Let $r\in\bR$. The name of the game is to compute the scalar

$$ r- (\bx, S^{-1} \by)= r-\bx^\dagger\cdot S\cdot \by. $$

Such computations are often required in the neck of the woods where I've been spend the best  part of the last three years namely,  geometric probability. So here is the trick. I'll name it after Belyaev because I am sure he was not the first to observe it. (He even refers to an old book by H. Cramer on statistics.) $\newcommand{\one}{\boldsymbol{1}}$


Belyaev's Trick.   


$$ r-\bx^\dagger\cdot S\cdot \by =\frac{\det\left[\begin{array}{cc} S &\by\\ \bx^\dagger & r
\end{array}\right]}{\det S}=\frac{\det\left[\begin{array}{cc} r &\bx^\dagger\\ \by & S
\end{array}\right]}{\det S}. $$


Here is the disappointingly simple proof. Note that


$$  \left[
 \begin{array}{cc}\one_n & S^{-1}\by\\
0 & r-\bx^\dagger S^{-1} \by
\end{array}
\right]= \left[
 \begin{array}{cc} \one_n & 0\\-\bx^\dagger & 1
\end{array}
\right]\cdot  \left[
 \begin{array}{cc} S^{-1} & 0\\
0 & 1  \end{array}\right] \cdot  \left[ \begin{array}{cc} S &\by\\ \bx^\dagger & r
\end{array}\right].  $$

Now take the determinants of  both sides to obtain the first equality.  The second equality  follows  from the first by permuting the rows and columns of the matrix at numerator. $\DeclareMathOperator{\Cov}{\boldsymbol{Cov}}$ $\newcommand{\bsE}{\boldsymbol{E}}$


Here is how it works in practice.   Suppose that   $(X_0, X_1, \dotsc, X_n)\in \bR^{n+1}$ is a centered random  Gaussian, with covariance matrix

$$\Cov(X_0, X_1, \dotsc, X_n)= \Bigl( \;\bsE\bigl( X_i\cdot X_j\,\bigr)\;\Bigr)_{0\leq i,j\leq n}. $$

Assume  that the Gaussian vector $(X_1,\dotsc, X_n)$ is nondegenerate, i.e., the  symmetric matrix  $S=\Cov(X_1,\dotsc, X_n)$ is invertible.

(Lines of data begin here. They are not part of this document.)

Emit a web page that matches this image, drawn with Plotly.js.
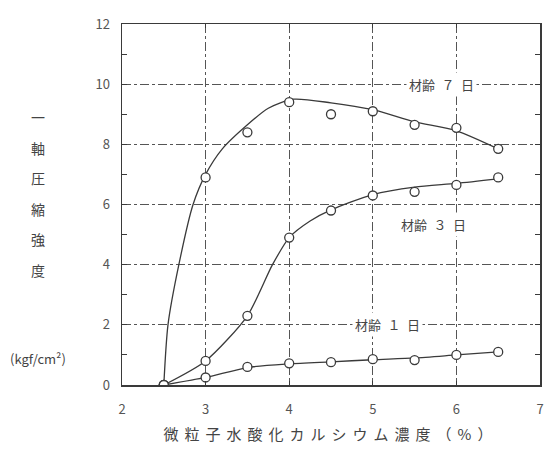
<!DOCTYPE html>
<html>
<head>
<meta charset="utf-8">
<script src="https://cdn.plot.ly/plotly-3.0.1.min.js"></script>
<style>
html,body{margin:0;padding:0;background:#fff;}
#chart{width:556px;height:464px;}
.xtitle{letter-spacing:6px;}
</style>
</head>
<body>
<div id="chart"></div>
<script>
// Measured points: concentration (%) vs. unconfined compressive strength (kgf/cm²)
const concentration = [2.5, 3.0, 3.5, 4.0, 4.5, 5.0, 5.5, 6.0, 6.5];
const day7 = [0, 6.9, 8.4, 9.4, 9.0, 9.1, 8.65, 8.55, 7.85];
const day3 = [0, 0.8, 2.3, 4.9, 5.8, 6.3, 6.42, 6.65, 6.9];
const day1 = [0, 0.25, 0.6, 0.72, 0.76, 0.86, 0.83, 1.0, 1.1];

// Hand-drawn fitted curves
const curve7X = [2.5, 2.55, 2.68, 2.85, 3.0, 3.2, 3.5, 3.75, 4.05, 4.5, 5.0, 5.5, 6.0, 6.5];
const curve7Y = [0, 2, 4, 6, 7.0, 7.85, 8.65, 9.2, 9.5, 9.38, 9.15, 8.75, 8.45, 7.85];
const curve3X = [2.5, 3.0, 3.5, 3.8, 4.0, 4.25, 4.5, 5.0, 5.5, 6.0, 6.5];
const curve3Y = [0, 0.8, 2.3, 4.0, 4.9, 5.45, 5.82, 6.33, 6.58, 6.7, 6.85];
const curve1X = concentration;
const curve1Y = [0, 0.25, 0.58, 0.7, 0.77, 0.84, 0.9, 1.0, 1.1];

const seriesLabels = ["材齢\u2002７\u2002日", "材齢\u2002３\u2002日", "材齢\u2002１\u2002日"];
const labelX = [5.82, 5.73, 5.17];
const labelY = [10.0, 5.32, 2.0];

const xTicks = [2, 3, 4, 5, 6, 7];
const yTicks = [0, 2, 4, 6, 8, 10, 12];
const yTitleChars = ["一", "軸", "圧", "縮", "強", "度"];
const yUnit = "(kgf/cm²)";
const xTitle = "微粒子水酸化カルシウム濃度（%）";

const ink = "#3a3a3a";
const font = "Noto Sans CJK JP, Noto Sans, sans-serif";

function curve(x, y) {
  return {x: x, y: y, type: "scatter", mode: "lines", hoverinfo: "skip",
    line: {color: ink, width: 1.3, shape: "spline", smoothing: 0.7}, showlegend: false};
}
function pts(y) {
  return {x: concentration, y: y, type: "scatter", mode: "markers", showlegend: false,
    marker: {symbol: "circle", size: 9, color: "#ffffff", line: {color: ink, width: 1.3}}};
}

const traces = [
  curve(curve7X, curve7Y), curve(curve3X, curve3Y), curve(curve1X, curve1Y),
  pts(day7), pts(day3), pts(day1)
];

const annotations = seriesLabels.map((t, i) => ({
  x: labelX[i], y: labelY[i], xref: "x", yref: "y", text: t, showarrow: false,
  bgcolor: "#ffffff", borderpad: 2, font: {family: font, size: 13, color: "#444"}
}));
yTitleChars.forEach((c, i) => {
  annotations.push({x: 38, y: 117 + i * 30.6, xref: "paper", yref: "paper", text: c,
    showarrow: false, font: {family: font, size: 14, color: "#444"}});
});
annotations.push({x: 38, y: 358, text: yUnit, showarrow: false,
  font: {family: font, size: 13, color: "#444"}});

// convert pixel positions of side labels into paper coords
const L = 122, R = 16, T = 24, B = 79, W = 556, H = 464;
annotations.forEach(a => {
  if (a.xref === "x") return;
  a.xref = "paper"; a.yref = "paper";
  a.x = (a.x - L) / (W - L - R);
  a.y = 1 - (a.y - T) / (H - T - B);
  a.xanchor = "center"; a.yanchor = "middle";
});

const axisCommon = {
  showline: true, linecolor: ink, linewidth: 1.5, mirror: "allticks",
  showgrid: true, gridcolor: "#555", gridwidth: 1, griddash: "dashdot",
  zeroline: false, ticks: "inside", ticklen: 4, tickcolor: ink,
  tickfont: {family: font, size: 13, color: "#555"}
};

const layout = {
  width: W, height: H,
  margin: {l: L, r: R, t: T, b: B},
  paper_bgcolor: "#fff", plot_bgcolor: "#fff",
  showlegend: false,
  xaxis: Object.assign({}, axisCommon, {
    range: [2, 7], tickvals: xTicks, ticktext: xTicks.map(String), ticklabelstandoff: 12,
    title: {text: xTitle, standoff: 12, font: {family: font, size: 15, color: "#444"}}
  }),
  yaxis: Object.assign({}, axisCommon, {
    range: [0, 12], tickvals: yTicks, ticktext: yTicks.map(String), ticklabelstandoff: 8,
    minor: {dtick: 1, ticks: "inside", ticklen: 5, tickcolor: ink, showgrid: false}
  }),
  annotations: annotations
};

Plotly.newPlot("chart", traces, layout, {staticPlot: true});
</script>
</body>
</html>
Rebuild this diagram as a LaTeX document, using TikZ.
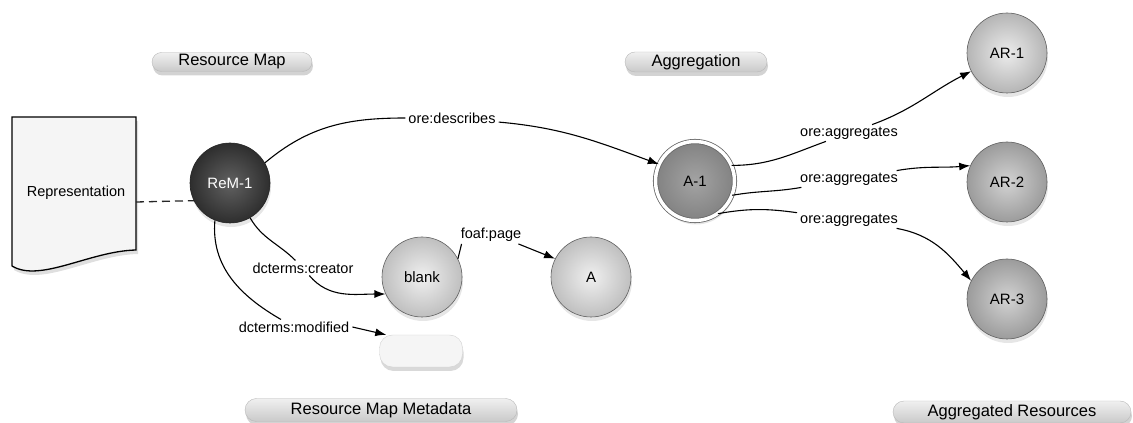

We can then define in an unambiguous way the conditional random variable $\DeclareMathOperator{\var}{\boldsymbol{var}}$

$$(X_0|\; X_1=\cdots =X_n=0). $$

This is a  centered Gaussian random variable with variance given by the   the regression formula

$$ \var(X_0|\; X_1=\cdots =X_n=0)= \var(X_0) - \bx^\dagger\cdot S\cdot \bx, $$

 where $\bx^\dagger $ is the row vector

$$\bx^\dagger =\left(\; \bsE(X_0X_1),\cdots ,\bsE(X_0 X_n)\;\right). $$

If we now use  Belyaev's trick we deduce

$$  \var(X_0|\; X_1=\cdots =X_n=0)=\frac{\det\Cov(X_0, X_1, \dotsc, X_n)}{\det\Cov(X_1,\dotsc, X_n)}.  $$

In this form it is used in the related paper of Jack Cuzick (Annals of Probability, 3(1975), 849-858.)